I am having a problem storing with the decimal data type and not sure if it is a bug or I am doing something wrong
The data in the file looks like this
Column1 column2 column3
steve 100 100.23
ronald 500 20.369
maria 600 19.23
when I infer the schema in the spark using the csv reader its taking the data type of column3 as string ,So I am converting it in to decimal and saving it as table.
Now when I access the table it is showing the output in the following way eliminating the decimals
Column1 column2 column3
steve 100 100
ronald 500 20
maria 600 19
I also tested the same thing in Hive by creating a local table with column3 as decimal and loaded it with the data and again the same thing it is not storing them as decimal.

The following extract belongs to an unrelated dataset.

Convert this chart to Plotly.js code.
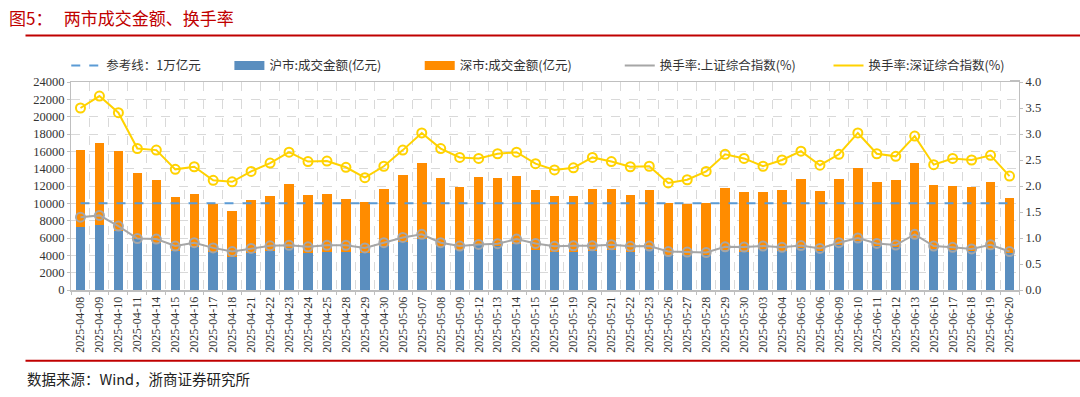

Any help in this regard would be appreciated.
Here is the code for the above one
In spark The schema of the file
root
|-- DEST_AIRPORT_ID: integer (nullable = true)
|-- DEST_AIRPORT_SEQ_ID: integer (nullable = true)
|-- DEST_CITY_MARKET_ID: integer (nullable = true)
|-- DEST string: string (nullable = true)
|-- DEST_CITY_NAME: string (nullable = true)
|-- DEST_STATE_ABR: string (nullable = true)
|-- DEST_STATE_FIPS: integer (nullable = true)
|-- DEST_STATE_NM: string (nullable = true)
|-- DEST_WAC: integer (nullable = true)
|-- DEST_Miles: double (nullable = true)
Code
from pyspark import SparkContext
sc =SparkContext()
from pyspark.sql.types import *
from pyspark.sql import HiveContext
sqlContext = HiveContext(sc)
Data=sqlContext.read.format("com.databricks.spark.csv").options(header="true").options(delimiter=",").options(inferSchema="true").load("s3://testbucket/Data_test.csv")
Data1=Data.withColumnRenamed('DEST string','DEST_string')
Data2 =Data1.withColumn('DEST_Miles',Data1.DEST_Miles.cast('Decimal'))
Data2.saveAsTable('Testing_data', mode='overwrite',path='s3://bucketname/Testing_data')
Schema after converting in to decimal
root
|-- DEST_AIRPORT_ID: integer (nullable = true)
|-- DEST_AIRPORT_SEQ_ID: integer (nullable = true)
|-- DEST_CITY_MARKET_ID: integer (nullable = true)
|-- DEST string: string (nullable = true)
|-- DEST_CITY_NAME: string (nullable = true)
|-- DEST_STATE_ABR: string (nullable = true)
|-- DEST_STATE_FIPS: integer (nullable = true)
|-- DEST_STATE_NM: string (nullable = true)
|-- DEST_WAC: integer (nullable = true)
|-- DEST_Miles: decimal (nullable = true)
For the Hive
create table Destination(
DEST_AIRPORT_ID int,
DEST_AIRPORT_SEQ_ID int,
DEST_CITY_MARKET_ID int,
DEST string,
DEST_CITY_NAME string,
DEST_STATE_ABR string,
DEST_STATE_FIPS string,
DEST_STATE_NM string,
DEST_WAC int,
DEST_Miles Decimal(10,0)
);
INSERT INTO TEST_DATA SELECT * FROM TESTING_data;
Let me know if you still need more information.
Thanks Thanks
DECIMAL
in Hive V0.12 meant "a large floating point". Just like NUMBER(38) in Oracle.
But in later versions there has been a major change and DECIMAL
without any specification of scale/precision now means "a large integer". Just like a NUMBER(10,0) in Oracle.
Reference
Bottom line: you have to explicitly define how many digits you want, which is exactly what the ANSI SQL standard expected decades ago. For instance, DECIMAL(15,3)
will accomodate 12 digits in the integer part + 3 digits in the decimal part (i.e. 15 digits w/ a comma in a arbitrary position).